**DATASET SECTION**
=====

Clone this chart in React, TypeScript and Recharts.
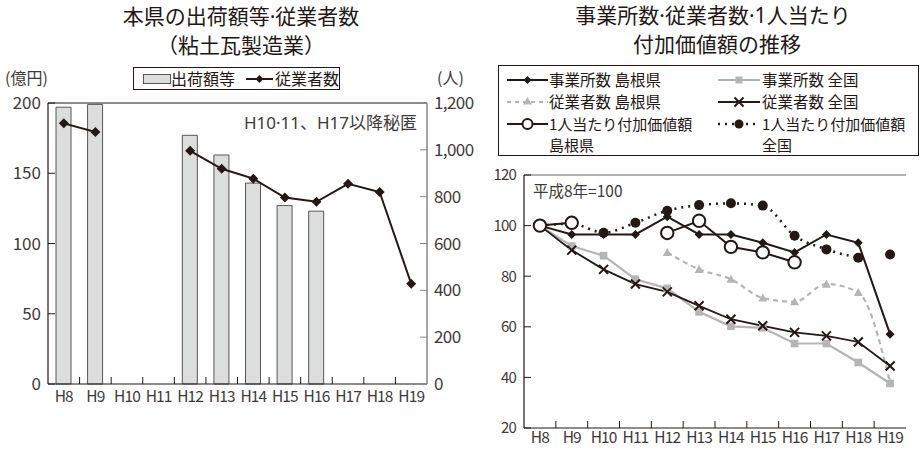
import React from 'react';
import { ComposedChart, Bar, Line, XAxis, YAxis, ReferenceLine } from 'recharts';

const FONT = '"Noto Sans CJK JP", "Noto Sans", sans-serif';
const FONT_DOT = '"Noto Sans", "Noto Sans CJK JP", sans-serif';
const INK = '#231815';
const TXT = '#3e3a39';
const GREY = '#b5b5b6';

// ---- data ----
const categories = ['H8', 'H9', 'H10', 'H11', 'H12', 'H13', 'H14', 'H15', 'H16', 'H17', 'H18', 'H19'];

// left chart
const shipments = [197, 199, null, null, 177, 163, 143, 127, 123, null, null, null];
const employees = [1113, 1076, null, null, 996, 919, 877, 796, 778, 855, 820, 428];
const leftTicks = [0, 50, 100, 150, 200];
const rightTicks = [0, 200, 400, 600, 800, 1000, 1200];

// right chart (H8 = 100)
const estShimane = [100, 96.5, 96.5, 96.5, 103.5, 96.5, 96.5, 93.2, 89.4, 96.5, 93.2, 57.1];
const estNational = [100, 91.9, 88.1, 78.8, 75.2, 65.9, 60.2, 59.6, 53.4, 53.4, 45.9, 37.6];
const empShimane = [100, null, null, null, 89.4, 82.7, 78.8, 71.4, 69.9, 76.9, 73.6, 38];
const empNational = [100, 90.3, 82.7, 76.9, 73.8, 68.3, 63.0, 60.4, 57.8, 56.4, 54.0, 44.5];
const vaShimane = [100, 101.1, null, null, 97.1, 101.9, 91.6, 89.4, 85.5, null, null, null];
const vaNational = [100, 100.7, 97.2, 101.1, 105.9, 108.1, 108.8, 107.9, 96.0, 90.6, 87.3, 88.6];
const indexTicks = [20, 40, 60, 80, 100, 120];

const leftData = categories.map((c, i) => ({ cat: c, shipments: shipments[i], employees: employees[i] }));
const lastIdx = categories.length - 1;
const rightData = categories.map((c, i) => ({
  cat: c,
  estShimane: estShimane[i],
  estNational: estNational[i],
  empShimane: empShimane[i],
  empNational: empNational[i],
  vaShimane: vaShimane[i],
  vaNatLine: i < lastIdx ? vaNational[i] : null,
  vaNatLast: i === lastIdx ? vaNational[i] : null,
}));

// ---- geometry of the two charts ----
const L_W = 480, L_H = 449, L_YL = 48, L_YR = 53;
const L_HALF = (L_W - L_YL - L_YR) / categories.length / 2;
const R_W = 440, R_H = 449, R_YL = 44, R_MR = 14;
const R_HALF = (R_W - R_YL - R_MR) / categories.length / 2;

const makeXTick = (half: number, baseOff: number, tickLen: number, fontSize: number) => (props: any) => {
  const { x, y, payload, index } = props;
  const axisY = y - 3;
  return (
    <g key={`xt-${index}`}>
      {index > 0 && (
        <line x1={x - half} x2={x - half} y1={axisY} y2={axisY - tickLen} stroke={INK} strokeWidth={1} />
      )}
      <text x={x} y={axisY + baseOff} textAnchor="middle" fontSize={fontSize} fill={TXT} fontFamily={FONT} letterSpacing={-0.9}>
        {payload.value}
      </text>
    </g>
  );
};

const isMissing = (p: any) => p.cx == null || p.cy == null || p.value == null || Number.isNaN(p.cy);

const diamondDot = (s: number) => (p: any) => {
  if (isMissing(p)) return <g key={`d-${p.index}`} />;
  const { cx, cy } = p;
  return <path key={`d-${p.index}`} d={`M${cx},${cy - s} L${cx + s},${cy} L${cx},${cy + s} L${cx - s},${cy} Z`} fill={INK} />;
};
const squareDot = (s: number) => (p: any) => {
  if (isMissing(p)) return <g key={`s-${p.index}`} />;
  return <rect key={`s-${p.index}`} x={p.cx - s} y={p.cy - s} width={2 * s} height={2 * s} fill={GREY} />;
};
const triangleDot = (s: number) => (p: any) => {
  if (isMissing(p)) return <g key={`t-${p.index}`} />;
  const { cx, cy } = p;
  return <path key={`t-${p.index}`} d={`M${cx},${cy - s} L${cx + s},${cy + s * 0.8} L${cx - s},${cy + s * 0.8} Z`} fill={GREY} />;
};
const crossDot = (s: number) => (p: any) => {
  if (isMissing(p)) return <g key={`x-${p.index}`} />;
  const { cx, cy } = p;
  return (
    <path key={`x-${p.index}`} d={`M${cx - s},${cy - s} L${cx + s},${cy + s} M${cx - s},${cy + s} L${cx + s},${cy - s}`} stroke={INK} strokeWidth={2} />
  );
};
const openDot = (r: number) => (p: any) => {
  if (isMissing(p)) return <g key={`o-${p.index}`} />;
  return <circle key={`o-${p.index}`} cx={p.cx} cy={p.cy} r={r} fill="#fff" stroke={INK} strokeWidth={2} />;
};
const fillDot = (r: number) => (p: any) => {
  if (isMissing(p)) return <g key={`f-${p.index}`} />;
  return <circle key={`f-${p.index}`} cx={p.cx} cy={p.cy} r={r} fill={INK} />;
};

const LeftChart = () => (
  <ComposedChart width={L_W} height={L_H} data={leftData} margin={{ top: 103, right: 0, bottom: 35, left: 0 }} style={{ fontFamily: FONT }}>
    <XAxis
      dataKey="cat"
      height={30}
      tickLine={false}
      tickSize={0}
      tickMargin={3}
      axisLine={{ stroke: INK, strokeWidth: 1.2 }}
      tick={makeXTick(L_HALF, 18, 7, 15.5)}
      interval={0}
    />
    <YAxis
      yAxisId="left"
      width={L_YL}
      domain={[0, 200]}
      ticks={leftTicks}
      tickSize={-7}
      tickMargin={14}
      axisLine={{ stroke: INK, strokeWidth: 1.2 }}
      tickLine={{ stroke: INK }}
      tick={{ fontSize: 17, fill: TXT, fontFamily: FONT }}
    />
    <YAxis
      yAxisId="right"
      orientation="right"
      width={L_YR}
      domain={[0, 1200]}
      ticks={rightTicks}
      tickSize={-7}
      tickMargin={14}
      tickFormatter={(v: number) => v.toLocaleString('en-US')}
      axisLine={{ stroke: '#888', strokeWidth: 1.5 }}
      tickLine={{ stroke: '#888' }}
      tick={{ fontSize: 17, fill: TXT, fontFamily: FONT, letterSpacing: -0.6 }}
    />
    <ReferenceLine yAxisId="left" y={200} stroke={INK} strokeWidth={1} />
    <Bar yAxisId="left" dataKey="shipments" barSize={15} fill="#dcdddd" stroke="#595757" strokeWidth={1} isAnimationActive={false} />
    <Line yAxisId="right" dataKey="employees" stroke={INK} strokeWidth={2} dot={diamondDot(5)} activeDot={false} isAnimationActive={false} />
  </ComposedChart>
);

const RightChart = () => (
  <ComposedChart width={R_W} height={R_H} data={rightData} margin={{ top: 175, right: R_MR, bottom: 0, left: 0 }} style={{ fontFamily: FONT }}>
    <XAxis
      dataKey="cat"
      scale="band"
      height={21}
      tickLine={false}
      tickSize={0}
      tickMargin={3}
      axisLine={{ stroke: INK, strokeWidth: 1.2 }}
      tick={makeXTick(R_HALF, 15, 7, 15.5)}
      interval={0}
    />
    <YAxis
      yAxisId="idx"
      width={R_YL}
      domain={[20, 120]}
      ticks={indexTicks}
      tickSize={-7}
      tickMargin={15}
      axisLine={{ stroke: INK, strokeWidth: 1.2 }}
      tickLine={{ stroke: INK }}
      tick={{ fontSize: 15, fill: TXT, fontFamily: FONT, letterSpacing: -0.8 }}
    />
    <YAxis yAxisId="frame" orientation="right" width={0} tick={false} tickLine={false} axisLine={{ stroke: '#888', strokeWidth: 1.5 }} />
    <ReferenceLine yAxisId="idx" y={120} stroke="#666" strokeWidth={1.2} />
    <Line yAxisId="idx" dataKey="estNational" stroke={GREY} strokeWidth={2.2} dot={squareDot(3.8)} activeDot={false} isAnimationActive={false} />
    <Line yAxisId="idx" type="monotone" dataKey="empShimane" stroke={GREY} strokeWidth={2.2} strokeDasharray="5 4" dot={triangleDot(4.5)} activeDot={false} isAnimationActive={false} />
    <Line yAxisId="idx" dataKey="empNational" stroke={INK} strokeWidth={1.8} dot={crossDot(4.5)} activeDot={false} isAnimationActive={false} />
    <Line yAxisId="idx" type="monotone" dataKey="vaNatLine" stroke={INK} strokeWidth={2.5} strokeDasharray="2 5" dot={fillDot(5)} activeDot={false} isAnimationActive={false} />
    <Line yAxisId="idx" dataKey="vaNatLast" stroke="none" dot={fillDot(5)} activeDot={false} isAnimationActive={false} />
    <Line yAxisId="idx" dataKey="estShimane" stroke={INK} strokeWidth={2} dot={diamondDot(4.5)} activeDot={false} isAnimationActive={false} />
    <Line yAxisId="idx" dataKey="vaShimane" stroke={INK} strokeWidth={2} dot={openDot(6.2)} activeDot={false} isAnimationActive={false} />
  </ComposedChart>
);

const Overlay = () => (
  <svg width={920} height={449} style={{ position: 'absolute', left: 0, top: 0, pointerEvents: 'none', fontFamily: FONT }}>
    {/* left titles */}
    <text x={241} y={24} textAnchor="middle" fontSize={21} fill={INK} fontFamily={FONT_DOT}>本県の出荷額等·従業者数</text>
    <text x={241} y={53} textAnchor="middle" fontSize={21} fill={INK}>（粘土瓦製造業）</text>
    {/* left legend */}
    <rect x={133.5} y={67.5} width={206} height={22} fill="#fff" stroke={INK} strokeWidth={1} />
    <rect x={143.5} y={74.5} width={27} height={9} fill="#dcdddd" stroke="#595757" strokeWidth={1} />
    <text x={171} y={85} fontSize={16} fill={INK}>出荷額等</text>
    <line x1={246} x2={273} y1={79} y2={79} stroke={INK} strokeWidth={2} />
    <path d="M259.5,75 L263.5,79 L259.5,83 L255.5,79 Z" fill={INK} />
    <text x={275} y={85} fontSize={16} fill={INK}>従業者数</text>
    {/* units */}
    <text x={5} y={84} fontSize={16} fill={TXT}>(億円)</text>
    <text x={437} y={84} fontSize={16} fill={TXT}>(人)</text>
    {/* annotation */}
    <text x={417} y={129} textAnchor="end" fontSize={17} fill={TXT} fontFamily={FONT_DOT}>H10·11、H17以降秘匿</text>

    {/* right titles */}
    <text x={713} y={23} textAnchor="middle" fontSize={21} fill={INK} fontFamily={FONT_DOT}>事業所数·従業者数·1人当たり</text>
    <text x={717} y={52} textAnchor="middle" fontSize={21} fill={INK}>付加価値額の推移</text>
    {/* right legend */}
    <rect x={498.5} y={65.5} width={420} height={90} fill="#fff" stroke={INK} strokeWidth={1} />
    {/* row 1 */}
    <line x1={507} x2={548} y1={80} y2={80} stroke={INK} strokeWidth={2} />
    <path d="M527.5,76 L531.5,80 L527.5,84 L523.5,80 Z" fill={INK} />
    <text x={549} y={85.5} fontSize={15.5} fill={INK}>事業所数 島根県</text>
    <line x1={718} x2={760} y1={80} y2={80} stroke={GREY} strokeWidth={2} />
    <rect x={735.5} y={76.5} width={7} height={7} fill={GREY} />
    <text x={762} y={85.5} fontSize={15.5} fill={INK}>事業所数 全国</text>
    {/* row 2 */}
    <line x1={507} x2={548} y1={102} y2={102} stroke={GREY} strokeWidth={2} strokeDasharray="4 4" />
    <path d="M527.5,97 L532,104.5 L523,104.5 Z" fill={GREY} />
    <text x={549} y={107.5} fontSize={15.5} fill={INK}>従業者数 島根県</text>
    <line x1={718} x2={760} y1={102} y2={102} stroke={INK} strokeWidth={2} />
    <path d="M734.5,97.5 L743.5,106.5 M734.5,106.5 L743.5,97.5" stroke={INK} strokeWidth={2} />
    <text x={762} y={107.5} fontSize={15.5} fill={INK}>従業者数 全国</text>
    {/* row 3 */}
    <line x1={507} x2={548} y1={124} y2={124} stroke={INK} strokeWidth={2} />
    <circle cx={527.5} cy={124} r={5} fill="#fff" stroke={INK} strokeWidth={2} />
    <text x={549} y={129.5} fontSize={15} fill={INK}>1人当たり付加価値額</text>
    <text x={549} y={151} fontSize={15} fill={INK}>島根県</text>
    <line x1={718} x2={760} y1={124} y2={124} stroke={INK} strokeWidth={2.5} strokeDasharray="2 5" />
    <circle cx={739} cy={124} r={4.5} fill={INK} />
    <text x={762} y={129.5} fontSize={15} fill={INK}>1人当たり付加価値額</text>
    <text x={762} y={151} fontSize={15} fill={INK}>全国</text>
    {/* base note */}
    <text x={533} y={197} fontSize={15.5} fill={TXT}>平成8年=100</text>
  </svg>
);

export default function App() {
  return (
    <div style={{ position: 'absolute', left: 0, top: 0, width: 920, height: 449, background: '#fff', fontFamily: FONT }}>
      <div style={{ position: 'absolute', left: 0, top: 0 }}>
        <LeftChart />
      </div>
      <div style={{ position: 'absolute', left: 480, top: 0 }}>
        <RightChart />
      </div>
      <Overlay />
    </div>
  );
}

=====

Output exactly the span of lines from the top of the listing through the line holding "const GREY = '#b5b5b6';", and leave every picture out.

**THE ANSWER**
Clone this chart in React, TypeScript and Recharts.
import React from 'react';
import { ComposedChart, Bar, Line, XAxis, YAxis, ReferenceLine } from 'recharts';

const FONT = '"Noto Sans CJK JP", "Noto Sans", sans-serif';
const FONT_DOT = '"Noto Sans", "Noto Sans CJK JP", sans-serif';
const INK = '#231815';
const TXT = '#3e3a39';
const GREY = '#b5b5b6';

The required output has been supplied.